### What is asked
Reproduce the listing below character for character; drop every image.

## Begin Dataset extract

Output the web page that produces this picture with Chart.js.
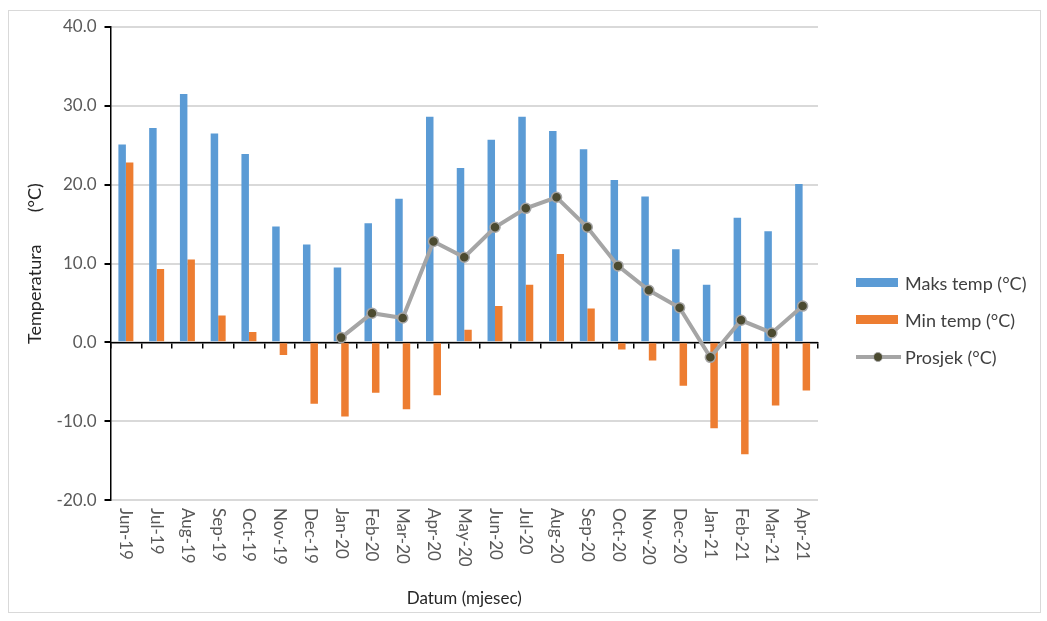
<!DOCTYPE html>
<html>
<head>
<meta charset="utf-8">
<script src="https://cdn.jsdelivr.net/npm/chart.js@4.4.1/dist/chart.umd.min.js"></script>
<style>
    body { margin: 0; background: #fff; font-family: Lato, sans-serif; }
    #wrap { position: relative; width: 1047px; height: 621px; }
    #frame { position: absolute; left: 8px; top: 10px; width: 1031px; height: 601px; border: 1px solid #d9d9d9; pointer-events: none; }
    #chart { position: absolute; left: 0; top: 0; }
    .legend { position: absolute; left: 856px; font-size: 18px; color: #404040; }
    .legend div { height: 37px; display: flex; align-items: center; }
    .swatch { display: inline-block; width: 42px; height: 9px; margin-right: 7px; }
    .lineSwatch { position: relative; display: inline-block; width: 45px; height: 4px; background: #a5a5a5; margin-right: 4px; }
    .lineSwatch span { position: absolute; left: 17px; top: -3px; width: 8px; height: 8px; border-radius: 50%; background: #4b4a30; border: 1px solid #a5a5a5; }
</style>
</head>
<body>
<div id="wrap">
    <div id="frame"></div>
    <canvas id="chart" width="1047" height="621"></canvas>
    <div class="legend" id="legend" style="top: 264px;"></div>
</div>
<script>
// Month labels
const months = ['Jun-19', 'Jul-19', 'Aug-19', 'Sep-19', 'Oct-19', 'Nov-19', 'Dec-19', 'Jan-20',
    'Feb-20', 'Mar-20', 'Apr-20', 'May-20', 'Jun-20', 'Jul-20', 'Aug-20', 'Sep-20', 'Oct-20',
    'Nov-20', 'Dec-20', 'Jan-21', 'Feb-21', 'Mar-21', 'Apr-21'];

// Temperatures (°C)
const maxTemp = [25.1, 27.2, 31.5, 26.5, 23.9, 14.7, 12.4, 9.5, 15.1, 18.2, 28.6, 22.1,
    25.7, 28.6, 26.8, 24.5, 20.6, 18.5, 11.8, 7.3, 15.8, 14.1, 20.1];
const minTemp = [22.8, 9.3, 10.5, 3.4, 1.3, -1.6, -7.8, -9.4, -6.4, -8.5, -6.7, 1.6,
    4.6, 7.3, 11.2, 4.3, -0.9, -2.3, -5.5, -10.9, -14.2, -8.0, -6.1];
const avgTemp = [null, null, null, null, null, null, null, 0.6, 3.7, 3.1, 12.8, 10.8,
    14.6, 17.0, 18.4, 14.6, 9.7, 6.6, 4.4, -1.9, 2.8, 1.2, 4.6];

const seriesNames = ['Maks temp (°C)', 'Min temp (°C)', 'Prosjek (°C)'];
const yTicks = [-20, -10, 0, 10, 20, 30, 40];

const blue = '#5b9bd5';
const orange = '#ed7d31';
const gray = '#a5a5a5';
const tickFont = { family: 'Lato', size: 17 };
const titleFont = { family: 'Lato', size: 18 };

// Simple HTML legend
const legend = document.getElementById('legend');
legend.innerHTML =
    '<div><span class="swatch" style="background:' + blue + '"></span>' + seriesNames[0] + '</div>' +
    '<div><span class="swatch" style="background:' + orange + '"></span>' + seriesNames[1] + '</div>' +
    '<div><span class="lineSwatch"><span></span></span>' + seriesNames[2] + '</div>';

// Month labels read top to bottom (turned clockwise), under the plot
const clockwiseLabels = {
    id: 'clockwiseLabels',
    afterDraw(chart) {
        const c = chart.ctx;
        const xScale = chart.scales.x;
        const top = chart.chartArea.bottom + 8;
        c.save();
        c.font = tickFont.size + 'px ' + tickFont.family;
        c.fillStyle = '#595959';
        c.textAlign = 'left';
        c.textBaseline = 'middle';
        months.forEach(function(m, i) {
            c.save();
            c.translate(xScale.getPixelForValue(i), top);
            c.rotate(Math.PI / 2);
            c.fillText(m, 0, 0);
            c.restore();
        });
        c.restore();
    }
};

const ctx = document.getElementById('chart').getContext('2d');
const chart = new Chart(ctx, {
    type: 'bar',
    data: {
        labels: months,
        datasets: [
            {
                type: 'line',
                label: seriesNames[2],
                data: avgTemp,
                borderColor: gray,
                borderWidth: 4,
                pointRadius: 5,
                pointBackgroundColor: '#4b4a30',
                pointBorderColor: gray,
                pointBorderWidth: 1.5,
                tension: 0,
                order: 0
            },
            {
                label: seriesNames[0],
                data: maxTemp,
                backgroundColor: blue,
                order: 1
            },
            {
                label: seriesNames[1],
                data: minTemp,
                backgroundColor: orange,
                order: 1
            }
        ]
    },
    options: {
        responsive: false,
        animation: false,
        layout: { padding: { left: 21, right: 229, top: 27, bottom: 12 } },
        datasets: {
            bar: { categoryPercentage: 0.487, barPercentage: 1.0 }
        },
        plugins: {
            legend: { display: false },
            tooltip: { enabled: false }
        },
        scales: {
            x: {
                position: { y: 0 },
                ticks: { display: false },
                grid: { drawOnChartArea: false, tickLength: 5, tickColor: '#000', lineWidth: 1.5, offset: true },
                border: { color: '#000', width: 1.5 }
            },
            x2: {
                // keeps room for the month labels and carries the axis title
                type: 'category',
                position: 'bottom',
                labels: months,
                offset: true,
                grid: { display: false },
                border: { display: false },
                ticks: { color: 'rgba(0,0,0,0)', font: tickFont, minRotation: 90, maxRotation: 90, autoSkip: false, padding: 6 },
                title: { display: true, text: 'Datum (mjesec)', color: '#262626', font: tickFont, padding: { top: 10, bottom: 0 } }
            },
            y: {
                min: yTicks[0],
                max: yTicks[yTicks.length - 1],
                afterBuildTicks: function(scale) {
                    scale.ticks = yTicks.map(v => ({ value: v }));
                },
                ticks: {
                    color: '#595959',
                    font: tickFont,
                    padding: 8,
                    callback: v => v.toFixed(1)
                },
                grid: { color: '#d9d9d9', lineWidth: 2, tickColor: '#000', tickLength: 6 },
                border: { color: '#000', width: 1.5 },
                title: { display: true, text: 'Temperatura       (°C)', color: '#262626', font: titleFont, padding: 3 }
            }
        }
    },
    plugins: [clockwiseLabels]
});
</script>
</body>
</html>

## End Dataset extract

### Answer for the task
Output the web page that produces this picture with Chart.js.
<!DOCTYPE html>
<html>
<head>
<meta charset="utf-8">
<script src="https://cdn.jsdelivr.net/npm/chart.js@4.4.1/dist/chart.umd.min.js"></script>
<style>
    body { margin: 0; background: #fff; font-family: Lato, sans-serif; }
    #wrap { position: relative; width: 1047px; height: 621px; }
    #frame { position: absolute; left: 8px; top: 10px; width: 1031px; height: 601px; border: 1px solid #d9d9d9; pointer-events: none; }
    #chart { position: absolute; left: 0; top: 0; }
    .legend { position: absolute; left: 856px; font-size: 18px; color: #404040; }
    .legend div { height: 37px; display: flex; align-items: center; }
    .swatch { display: inline-block; width: 42px; height: 9px; margin-right: 7px; }
    .lineSwatch { position: relative; display: inline-block; width: 45px; height: 4px; background: #a5a5a5; margin-right: 4px; }
    .lineSwatch span { position: absolute; left: 17px; top: -3px; width: 8px; height: 8px; border-radius: 50%; background: #4b4a30; border: 1px solid #a5a5a5; }
</style>
</head>
<body>
<div id="wrap">
    <div id="frame"></div>
    <canvas id="chart" width="1047" height="621"></canvas>
    <div class="legend" id="legend" style="top: 264px;"></div>
</div>
<script>
// Month labels
const months = ['Jun-19', 'Jul-19', 'Aug-19', 'Sep-19', 'Oct-19', 'Nov-19', 'Dec-19', 'Jan-20',
    'Feb-20', 'Mar-20', 'Apr-20', 'May-20', 'Jun-20', 'Jul-20', 'Aug-20', 'Sep-20', 'Oct-20',
    'Nov-20', 'Dec-20', 'Jan-21', 'Feb-21', 'Mar-21', 'Apr-21'];

// Temperatures (°C)
const maxTemp = [25.1, 27.2, 31.5, 26.5, 23.9, 14.7, 12.4, 9.5, 15.1, 18.2, 28.6, 22.1,
    25.7, 28.6, 26.8, 24.5, 20.6, 18.5, 11.8, 7.3, 15.8, 14.1, 20.1];
const minTemp = [22.8, 9.3, 10.5, 3.4, 1.3, -1.6, -7.8, -9.4, -6.4, -8.5, -6.7, 1.6,
    4.6, 7.3, 11.2, 4.3, -0.9, -2.3, -5.5, -10.9, -14.2, -8.0, -6.1];
const avgTemp = [null, null, null, null, null, null, null, 0.6, 3.7, 3.1, 12.8, 10.8,
    14.6, 17.0, 18.4, 14.6, 9.7, 6.6, 4.4, -1.9, 2.8, 1.2, 4.6];

const seriesNames = ['Maks temp (°C)', 'Min temp (°C)', 'Prosjek (°C)'];
const yTicks = [-20, -10, 0, 10, 20, 30, 40];

const blue = '#5b9bd5';
const orange = '#ed7d31';
const gray = '#a5a5a5';
const tickFont = { family: 'Lato', size: 17 };
const titleFont = { family: 'Lato', size: 18 };

// Simple HTML legend
const legend = document.getElementById('legend');
legend.innerHTML =
    '<div><span class="swatch" style="background:' + blue + '"></span>' + seriesNames[0] + '</div>' +
    '<div><span class="swatch" style="background:' + orange + '"></span>' + seriesNames[1] + '</div>' +
    '<div><span class="lineSwatch"><span></span></span>' + seriesNames[2] + '</div>';

// Month labels read top to bottom (turned clockwise), under the plot
const clockwiseLabels = {
    id: 'clockwiseLabels',
    afterDraw(chart) {
        const c = chart.ctx;
        const xScale = chart.scales.x;
        const top = chart.chartArea.bottom + 8;
        c.save();
        c.font = tickFont.size + 'px ' + tickFont.family;
        c.fillStyle = '#595959';
        c.textAlign = 'left';
        c.textBaseline = 'middle';
        months.forEach(function(m, i) {
            c.save();
            c.translate(xScale.getPixelForValue(i), top);
            c.rotate(Math.PI / 2);
            c.fillText(m, 0, 0);
            c.restore();
        });
        c.restore();
    }
};

const ctx = document.getElementById('chart').getContext('2d');
const chart = new Chart(ctx, {
    type: 'bar',
    data: {
        labels: months,
        datasets: [
            {
                type: 'line',
                label: seriesNames[2],
                data: avgTemp,
                borderColor: gray,
                borderWidth: 4,
                pointRadius: 5,
                pointBackgroundColor: '#4b4a30',
                pointBorderColor: gray,
                pointBorderWidth: 1.5,
                tension: 0,
                order: 0
            },
            {
                label: seriesNames[0],
                data: maxTemp,
                backgroundColor: blue,
                order: 1
            },
            {
                label: seriesNames[1],
                data: minTemp,
                backgroundColor: orange,
                order: 1
            }
        ]
    },
    options: {
        responsive: false,
        animation: false,
        layout: { padding: { left: 21, right: 229, top: 27, bottom: 12 } },
        datasets: {
            bar: { categoryPercentage: 0.487, barPercentage: 1.0 }
        },
        plugins: {
            legend: { display: false },
            tooltip: { enabled: false }
        },
        scales: {
            x: {
                position: { y: 0 },
                ticks: { display: false },
                grid: { drawOnChartArea: false, tickLength: 5, tickColor: '#000', lineWidth: 1.5, offset: true },
                border: { color: '#000', width: 1.5 }
            },
            x2: {
                // keeps room for the month labels and carries the axis title
                type: 'category',
                position: 'bottom',
                labels: months,
                offset: true,
                grid: { display: false },
                border: { display: false },
                ticks: { color: 'rgba(0,0,0,0)', font: tickFont, minRotation: 90, maxRotation: 90, autoSkip: false, padding: 6 },
                title: { display: true, text: 'Datum (mjesec)', color: '#262626', font: tickFont, padding: { top: 10, bottom: 0 } }
            },
            y: {
                min: yTicks[0],
                max: yTicks[yTicks.length - 1],
                afterBuildTicks: function(scale) {
                    scale.ticks = yTicks.map(v => ({ value: v }));
                },
                ticks: {
                    color: '#595959',
                    font: tickFont,
                    padding: 8,
                    callback: v => v.toFixed(1)
                },
                grid: { color: '#d9d9d9', lineWidth: 2, tickColor: '#000', tickLength: 6 },
                border: { color: '#000', width: 1.5 },
                title: { display: true, text: 'Temperatura       (°C)', color: '#262626', font: titleFont, padding: 3 }
            }
        }
    },
    plugins: [clockwiseLabels]
});
</script>
</body>
</html>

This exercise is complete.